Let us say that I am looking to get trained as a certified window washer so that I can wash windows on Boston’s skyscrapers. Two schools in my area offer training, and both had 300 students graduate last year. Graduates from School A had an average certification test score of 70.7%, and graduates from School B had an average score of 69.0%. Ignoring for the moment whether these differences are significant, as a student I will likely choose School A due to its higher average test scores.

But here is where the paradox happens. Consider now that I have a crippling fear of heights, which may be a hindrance for my window-washing aspirations. It turns out that School A and School B also track test scores for their graduates based on whether or not they have a fear of heights. The table below reports the average scores for these phobic subgroups.

Simpson's
Notice anything? The average score for people with and without a fear of heights in School B is higher than the same groups in School A. The paradox is that School A has a higher average test score overall, yet School B can boast better average test scores for students with a fear of heights and students without a fear of heights. School B’s overall average is lower because they simply had more students with a fear of heights. If we want to test the significance of these differences, we can do so with ANOVA.

Gaviria and González-Barbera’s Steelyard Graph

Simpson’s paradox occurs in many different fields, but it is sometimes difficult to explain to stakeholders. Tables (like the one above) are often used to
illustrate the subgroup differences, but in the Fall 2014 issue of Educational Measurement, José-Luis Gaviria and Coral González-Barbera from the Universidad Complutense de Madrid won the publication’s data visualization contest with their Steelyard Graph, which illustrates Simpson’s Paradox with a graph resembling a steelyard balance. The publication’s visual editor, ETS’s Katherine Furgol Castellano, wrote the discussion piece for the Steelyard Graph, praising Gaviria and González-Barbera for the simplicity of the approach and the novel yet astute strategy of representing averages with balanced levers.

The figure below illustrates the same data from the table above using Gaviria and González-Barbera’s Steelyard Graph approach. The size of the squares corresponds to the number of students, the location on the lever indicates the average subgroup score, and the triangular fulcrum represents the school’s overall average score. Notice how clear it is that the subgroups in School B have higher average scores than their counterparts in School A. The example below has only two subgroups, but the same approach can be used for more subgroups.

Simpson's 2

Example of Gaviria and González-Barbera’s Steelyard Graph to visualize Simpson’s paradox for subgroups’ average test scores.

Making a Decision when Faced with Simpson’s Paradox

When one encounters Simpson’s paradox, decision-making can be difficult, especially if there are no theories to explain why the relational pattern is different at a subgroup level. This is why exploratory analysis often must be driven by and interpreted through a lens of theory. One could come up with arbitrary subgroups that reverse the aggregate relationships, even though there is no theoretical grounding for doing so. On the other hand, relevant subgroups may remain unidentified by researchers, though the aggregate relationship may still be sufficient for decision-making.

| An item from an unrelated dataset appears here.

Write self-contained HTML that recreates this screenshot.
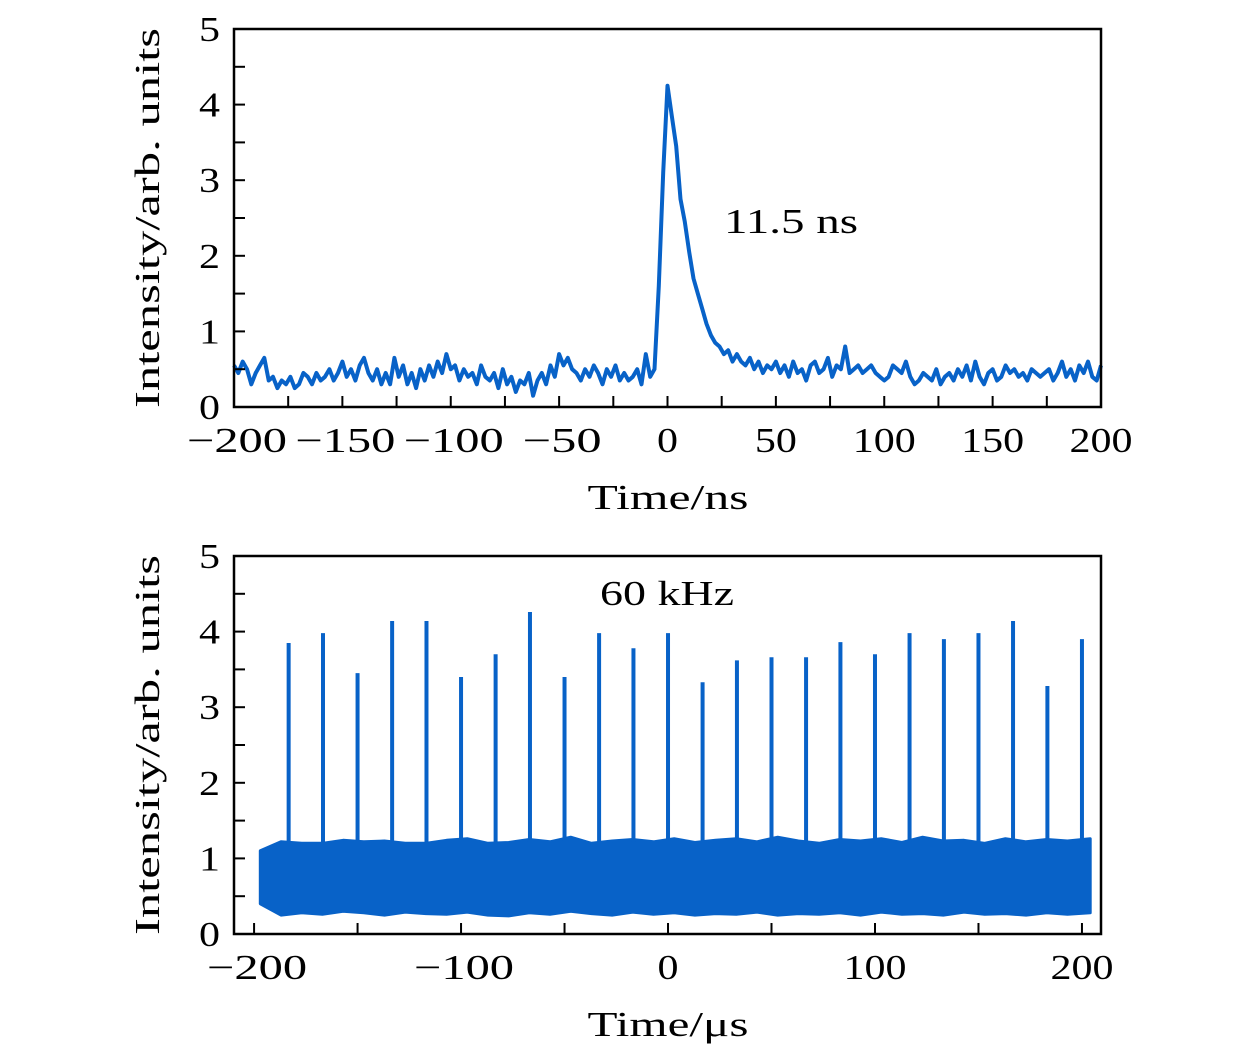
<!DOCTYPE html>
<html><head><meta charset="utf-8"><style>
body{margin:0;background:#fff;}
svg{display:block;font-family:"Liberation Serif",serif;}
</style></head><body>
<svg id="fig" width="1260" height="1055" viewBox="0 0 1260 1055" xmlns="http://www.w3.org/2000/svg"></svg>
<script>
// ---- top panel data (t from -200 ns step 2 ns) ----
const topStart = -200;
const topStep = 2;
const topValues = [
0.55,0.45,0.6,0.5,0.3,0.45,0.55,0.65,0.35,0.4,
0.25,0.35,0.3,0.4,0.25,0.3,0.45,0.4,0.3,0.45,
0.35,0.4,0.5,0.35,0.45,0.6,0.4,0.5,0.35,0.55,
0.65,0.45,0.35,0.5,0.3,0.45,0.3,0.65,0.4,0.55,
0.3,0.45,0.25,0.5,0.35,0.55,0.4,0.6,0.45,0.7,
0.5,0.55,0.35,0.5,0.4,0.45,0.3,0.55,0.4,0.35,
0.45,0.25,0.5,0.3,0.4,0.2,0.35,0.3,0.45,0.15,
0.35,0.45,0.3,0.55,0.4,0.7,0.55,0.65,0.5,0.45,
0.35,0.5,0.4,0.55,0.45,0.3,0.5,0.4,0.55,0.35,
0.45,0.35,0.4,0.5,0.3,0.7,0.4,
0.5,1.6,3.1,4.25,3.85,3.45,2.75,2.45,2.05,1.7,
1.5,1.3,1.1,0.95,0.85,0.8,0.7,0.75,0.6,0.7,
0.6,0.55,0.65,0.5,0.6,0.45,0.55,0.5,0.6,0.45,
0.55,0.4,0.6,0.45,0.5,0.35,0.55,0.6,0.45,0.5,
0.65,0.4,0.55,0.5,0.8,0.45,0.5,0.55,0.45,0.5,
0.55,0.45,0.4,0.35,0.4,0.55,0.5,0.45,0.6,0.4,
0.3,0.35,0.45,0.4,0.35,0.5,0.3,0.4,0.45,0.35,
0.5,0.4,0.55,0.35,0.6,0.4,0.3,0.45,0.5,0.35,
0.4,0.55,0.45,0.5,0.4,0.45,0.35,0.5,0.45,0.4,
0.45,0.5,0.35,0.45,0.6,0.4,0.5,0.35,0.55,0.45,
0.6,0.4,0.35,0.55];
const topXTicks = [-200,-150,-100,-50,0,50,100,150,200];
const topXTickLabels = ["\u2212200","\u2212150","\u2212100","\u221250","0","50","100","150","200"];
const yTicks = [0,1,2,3,4,5];
const yTickLabels = ["0","1","2","3","4","5"];

// ---- bottom panel data ----
const spikeTimes = [-183.3,-166.7,-150,-133.3,-116.7,-100,-83.3,-66.7,-50,-33.3,-16.7,0,16.7,33.3,50,66.7,83.3,100,116.7,133.3,150,166.7,183.3,200];
const spikeHeights = [3.85,3.98,3.45,4.14,4.14,3.4,3.7,4.26,3.4,3.98,3.78,3.98,3.33,3.62,3.66,3.66,3.86,3.7,3.98,3.9,3.98,4.14,3.28,3.9];
const bandTimes = [-197,-187,-177,-167,-157,-147,-137,-127,-117,-107,-97,-87,-77,-67,-57,-47,-37,-27,-17,-7,3,13,23,33,43,53,63,73,83,93,103,113,123,133,143,153,163,173,183,193,204];
const bandUpper = [1.1,1.22,1.2,1.2,1.24,1.22,1.23,1.2,1.2,1.24,1.26,1.2,1.21,1.25,1.22,1.28,1.2,1.23,1.25,1.22,1.26,1.21,1.24,1.26,1.22,1.28,1.23,1.2,1.25,1.23,1.26,1.21,1.28,1.23,1.24,1.2,1.26,1.22,1.25,1.23,1.26];
const bandLower = [0.4,0.25,0.28,0.26,0.3,0.28,0.25,0.29,0.27,0.26,0.29,0.25,0.24,0.28,0.26,0.3,0.27,0.25,0.29,0.26,0.28,0.25,0.27,0.26,0.29,0.25,0.27,0.26,0.28,0.25,0.29,0.26,0.27,0.25,0.29,0.26,0.27,0.25,0.28,0.26,0.28];
const botXTicks = [-200,-100,0,100,200];
const botXTickLabels = ["\u2212200","\u2212100","0","100","200"];

const NS = "http://www.w3.org/2000/svg";
const svg = document.getElementById('fig');
const COLOR = "#0862c8";
const FS = 35;
function mk(tag, attrs, parent){const e=document.createElementNS(NS,tag);for(const k in attrs)e.setAttribute(k,attrs[k]);(parent||svg).appendChild(e);return e;}
function labelWidth(s){let w=0;for(const c of s){w+= (c==='\u2212')?37:21;}return w;}

function panel(x0, x1, y0, y1, dmin, dmax){
  const sx = v => x0 + (v-dmin)/(dmax-dmin)*(x1-x0);
  const sy = v => y1 - v/5*(y1-y0);
  return {sx, sy, x0, x1, y0, y1};
}
const P1 = panel(234,1101,29,407,-200,200);
const P2 = panel(234,1101,556,934,-209.7,209.2);

function axes(P, xt, xl, minorStep, xmin, xmax, title, pname){
  const g = mk('g',{});
  
  
  const r = mk('rect',{x:P.x0,y:P.y0,width:P.x1-P.x0,height:P.y1-P.y0,fill:'none',stroke:'#000','stroke-width':2.5},g);
  
  
  for(let v=Math.ceil(xmin/minorStep)*minorStep; v<=xmax; v+=minorStep){
    const x=P.sx(v); if(x<P.x0+2||x>P.x1-2) continue;
    const t = mk('line',{x1:x,x2:x,y1:P.y1,y2:P.y1-11,stroke:'#000','stroke-width':2},g);
    
    
  }
  xt.forEach((v,i)=>{
    const s = xl[i];
    const w = labelWidth(s);
    const t = mk('text',{x:P.sx(v)+(s.startsWith('\u2212')?3:0),y:P.y1+45,'font-size':FS,'text-anchor':'middle',fill:'#000',textLength:w,lengthAdjust:'spacingAndGlyphs'},g);
    t.textContent = s;
    
    
  });
  for(let v=0.5; v<5; v+=0.5){
    const y=P.sy(v);
    const t = mk('line',{x1:P.x0,x2:P.x0+11,y1:y,y2:y,stroke:'#000','stroke-width':2},g);
    
    
  }
  yTicks.forEach((v,i)=>{
    const t = mk('text',{x:P.x0-14,y:P.sy(v)+12,'font-size':FS,'text-anchor':'end',fill:'#000',textLength:21,lengthAdjust:'spacingAndGlyphs'},g);
    t.textContent = yTickLabels[i];
    
    
  });
  const xt2 = mk('text',{x:668,y:P.y1+102,'font-size':FS,'text-anchor':'middle',fill:'#000',textLength:161,lengthAdjust:'spacingAndGlyphs'},g);
  xt2.textContent = title;
  
  
  const cy=(P.y0+P.y1)/2;
  const yt = mk('text',{x:159,y:cy,'font-size':FS,'text-anchor':'middle',fill:'#000',transform:`rotate(-90 159 ${cy})`,textLength:380,lengthAdjust:'spacingAndGlyphs'},g);
  yt.textContent = 'Intensity/arb. units';
  
  
}

// top series
let d = '';
topValues.forEach((v,i)=>{const t=topStart+i*topStep; d+=(i?'L':'M')+P1.sx(t).toFixed(1)+' '+P1.sy(v).toFixed(1);});
const ln = mk('path',{d:d,fill:'none',stroke:COLOR,'stroke-width':4,'stroke-linejoin':'round'});



// bottom band
let bd='';
bandTimes.forEach((t,i)=>{bd+=(i?'L':'M')+P2.sx(t).toFixed(1)+' '+P2.sy(bandUpper[i]).toFixed(1);});
for(let i=bandTimes.length-1;i>=0;i--){bd+='L'+P2.sx(bandTimes[i]).toFixed(1)+' '+P2.sy(bandLower[i]).toFixed(1);}
bd+='Z';
const band = mk('path',{d:bd,fill:COLOR,stroke:COLOR,'stroke-width':3,'stroke-linejoin':'round'});


spikeTimes.forEach((t,i)=>{
  const s = mk('line',{x1:P2.sx(t),x2:P2.sx(t),y1:P2.sy(0.9),y2:P2.sy(spikeHeights[i]),stroke:COLOR,'stroke-width':4});
  
  
});

axes(P1, topXTicks, topXTickLabels, 25, -200, 200, 'Time/ns', 'top');
axes(P2, botXTicks, botXTickLabels, 50, -209, 209, 'Time/\u03bcs', 'bottom');

const a1 = mk('text',{x:724,y:233,'font-size':FS,fill:'#000',textLength:134,lengthAdjust:'spacingAndGlyphs'});
a1.textContent='11.5 ns';


const a2 = mk('text',{x:600,y:605,'font-size':FS,fill:'#000',textLength:134,lengthAdjust:'spacingAndGlyphs'});
a2.textContent='60 kHz';


</script>
</body></html>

For example, as a window-washing student seeing the phobic subgroups’ performances, I might decide that School B is the superior school for teaching the trade, regardless of which subgroup a student belongs to. This decision is based on a theory that a fear of heights may impact performance on the certification assessment, in which case School B does a better job at preparing both subgroups for their assessments. If that theory is not tenable, it may be that School A is really the better choice, but as an acrophobic would-be window washer, I will likely choose School B after seeing this graph . . . as long as the classroom is located on the ground floor.